The Mãe Bonifácia State Park is in the Duque de Caxias neighborhood of Cuiabá, the state capital of Mato Grosso.
It has an area of 77.16 ha.
The trees are mostly typical of the cerrado.
There are some white-headed marmosets (Callithrix geoffroyi) and other small primates in the park.

The park is a popular place for residents of Cuiabá or tourists to relax with their children.
There are paved and sand trails for exercise, with physical exercise equipment, a playground, a lookout that gives a 360° view of the city, and wildlife and flora trails.
The longest trail is the Trilha das Bandeiras, at 3480 m.
The park can be visited free of charge from 5:30 am to 6:00 pm daily.
It gets about 600 visitors per day, rising to 3,000 on weekends.

==History==

The park contains a statue of Mãe Bonifácia, after whom it is named.
She is said to have been a black healer who lived in Cuiabá near the park at the turn of the 19th century, and helped escape slaves to avoid the men hired to recapture them.
At that time the park area was dense forest, and contained a quilombo, a settlement of former slaves.
There are few if any written records of Mãe Bonifácia's life, so almost all that is known comes from oral tradition.
Some historians question whether she existed.

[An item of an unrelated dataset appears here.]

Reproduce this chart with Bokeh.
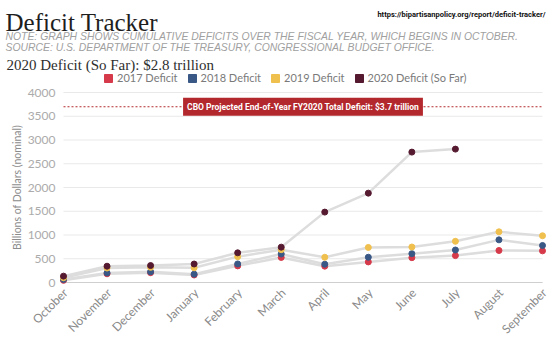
import math
from bokeh.plotting import figure
from bokeh.models import (Range1d, Legend, LegendItem, Label, ColumnDataSource)
from bokeh.core.properties import value
from bokeh.embed import file_html
from bokeh.resources import INLINE

# ---------------- data ----------------
months = ["October", "November", "December", "January", "February", "March",
          "April", "May", "June", "July", "August", "September"]
d2017 = [45, 183, 207, 158, 350, 527, 344, 433, 523, 566, 674, 666]
d2018 = [63, 202, 225, 176, 391, 600, 385, 532, 607, 684, 898, 779]
d2019 = [100, 305, 319, 310, 544, 691, 531, 738, 747, 867, 1067, 984]
d2020 = [134, 343, 357, 389, 625, 744, 1482, 1881, 2745, 2808]
series_names = ["2017 Deficit", "2018 Deficit", "2019 Deficit", "2020 Deficit (So Far)"]
series_colors = ["#d63a4a", "#3a5886", "#f0c04f", "#561a30"]
cbo_projection = 3700
y_ticks = [0, 500, 1000, 1500, 2000, 2500, 3000, 3500, 4000]
y_max = 4000

# ---------------- layout (pixels) ----------------
W, H = 549, 338
PL, PR, PT, PB = 63, 542, 92, 282          # plot area edges
n = len(months)
xs_px = (PR - PL) / (n - 1)
ys_px = (PB - PT) / y_max
x_range = Range1d(-PL / xs_px, (n - 1) + (W - PR) / xs_px)
y_range = Range1d(-(H - PB) / ys_px, y_max + PT / ys_px)

p = figure(width=W, height=H, output_backend="svg", toolbar_location=None,
           x_range=x_range, y_range=y_range,
           x_axis_location=None, y_axis_location=None,
           min_border=0, min_border_left=0, min_border_right=0,
           min_border_top=0, min_border_bottom=0)
p.outline_line_color = None
p.grid.visible = False
p.background_fill_color = "white"
p.border_fill_color = "white"

FONT = "Lato"

# gridlines (y axis) and baseline
grid_src = ColumnDataSource(dict(x0=[0] * len(y_ticks), x1=[n - 1] * len(y_ticks),
                                 y=y_ticks, lab=[str(t) for t in y_ticks]))
p.segment(x0="x0", x1="x1", y0="y", y1="y", source=grid_src,
          line_color="#e9e9e9", line_width=1)
p.segment(x0=[0], x1=[n - 1], y0=[0], y1=[0], line_color="#cfcfcf", line_width=1)

# y tick labels
p.text(x=0, y="y", text="lab", source=grid_src, x_offset=-8,
       text_align="right", text_baseline="middle", text_font=value(FONT),
       text_font_size="12px", text_color="#ababab")
# y axis title
p.text(x=[0], y=[y_max / 2], text=["Billions of Dollars (nominal)"], x_offset=-47,
       angle=math.pi / 2, text_align="center", text_baseline="middle",
       text_font=value(FONT), text_font_size="10.5px", text_color="#8c8c8c")
# x tick labels (rotated, right aligned at tick)
p.text(x=list(range(n)), y=[0] * n, text=months, x_offset=2, y_offset=8,
       angle=math.pi / 4, text_align="right", text_baseline="middle",
       text_font=value(FONT), text_font_size="12px", text_color="#8a8a8a")

# CBO projection dashed line
p.segment(x0=[0], x1=[n - 1], y0=[cbo_projection], y1=[cbo_projection],
          line_color="#b3282d", line_width=1, line_dash="2 2")

# series
all_series = [d2017, d2018, d2019, d2020]
for vals in all_series:
    p.line(list(range(len(vals))), vals, line_color="#dddddd", line_width=2.5)
for vals, col in zip(all_series, series_colors):
    p.scatter(list(range(len(vals))), vals, size=6, fill_color=col, line_color=col,
              line_width=1)

# legend with square swatches
items = []
for name, col in zip(series_names, series_colors):
    r = p.quad(left=[float("nan")], right=[float("nan")], top=[float("nan")],
               bottom=[float("nan")], fill_color=col, line_color=col)
    items.append(LegendItem(label=name, renderers=[r]))
legend = Legend(items=items, orientation="horizontal", location=(103, H - 84),
                glyph_width=10, glyph_height=10, label_height=12, label_width=10,
                label_text_font=FONT, label_text_font_size="11px",
                label_text_color="#7a7a7a", spacing=9, padding=0, margin=0,
                border_line_color=None, label_standoff=4, background_fill_alpha=0)
p.add_layout(legend)

# CBO label box
p.add_layout(Label(x=(n - 1) / 2, y=cbo_projection,
                   text="CBO Projected End-of-Year FY2020 Total Deficit: $3.7 trillion",
                   text_align="center", text_baseline="middle",
                   text_font="Roboto", text_font_style="bold",
                   text_font_size="8.5px", text_color="white",
                   background_fill_color="#b3282d", padding=4))

# header texts (screen units: origin at bottom-left of canvas)
def add_text(cx, cy, text, **kw):
    p.add_layout(Label(x=cx, y=H - cy, x_units="screen", y_units="screen",
                       text=text, text_baseline="alphabetic", **kw))

add_text(5, 22, "Deficit Tracker", text_font="Liberation Serif", text_font_size="25px",
         text_color="#1e1e1e")
add_text(545, 14, "https://bipartisanpolicy.org/report/deficit-tracker/",
         text_font="Roboto", text_font_style="bold", text_font_size="7.5px",
         text_color="#111111", text_align="right")
add_text(5, 35.5, "NOTE: GRAPH SHOWS CUMULATIVE DEFICITS OVER THE FISCAL YEAR, WHICH BEGINS IN OCTOBER.",
         text_font="Liberation Sans", text_font_style="italic", text_font_size="10.4px",
         text_color="#a0a0a0")
add_text(5, 47, "SOURCE: U.S. DEPARTMENT OF THE TREASURY, CONGRESSIONAL BUDGET OFFICE.",
         text_font="Liberation Sans", text_font_style="italic", text_font_size="10.4px",
         text_color="#a0a0a0")
add_text(6, 64, "2020 Deficit (So Far): $2.8 trillion", text_font="Liberation Serif",
         text_font_size="15px", text_color="#2e2e2e")

open("out.html", "w").write(file_html(p, INLINE))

The Mãe Bonifácia Park was created by decree 1.470 of 2000.
It was inaugurated in December 2000 by state governor Dante Martins de Oliveira.
It is administered by the Secretary of State for the Environment (SEMA).
It was re-categorized as a state park by decree 722 of 2011.
As a result it should be fully protected, with a natural area largely unchanged by human action, used for scientific, cultural, scenic, educational and recreational purposes, with only indirect use of its resources.
A management plan was published in 2013, with an executive summary dated 22 November 2013, which makes recommendations for land use and ways to reduce environmental damage.

==Issues==

As of 2011 the region around the park did not have a sewage collection system, apart from a few condominiums that have their own arrangements.
Sewage is washed into the nearest streams including the Córrego Mãe Bonifácia, which runs through the park and causes an unpleasant odor.
Other problems include trash, environmental damage due to the large numbers of visitors, destruction of the riparian forest and the presence of exotic species.
Since the park is isolated, some native species may not be viable.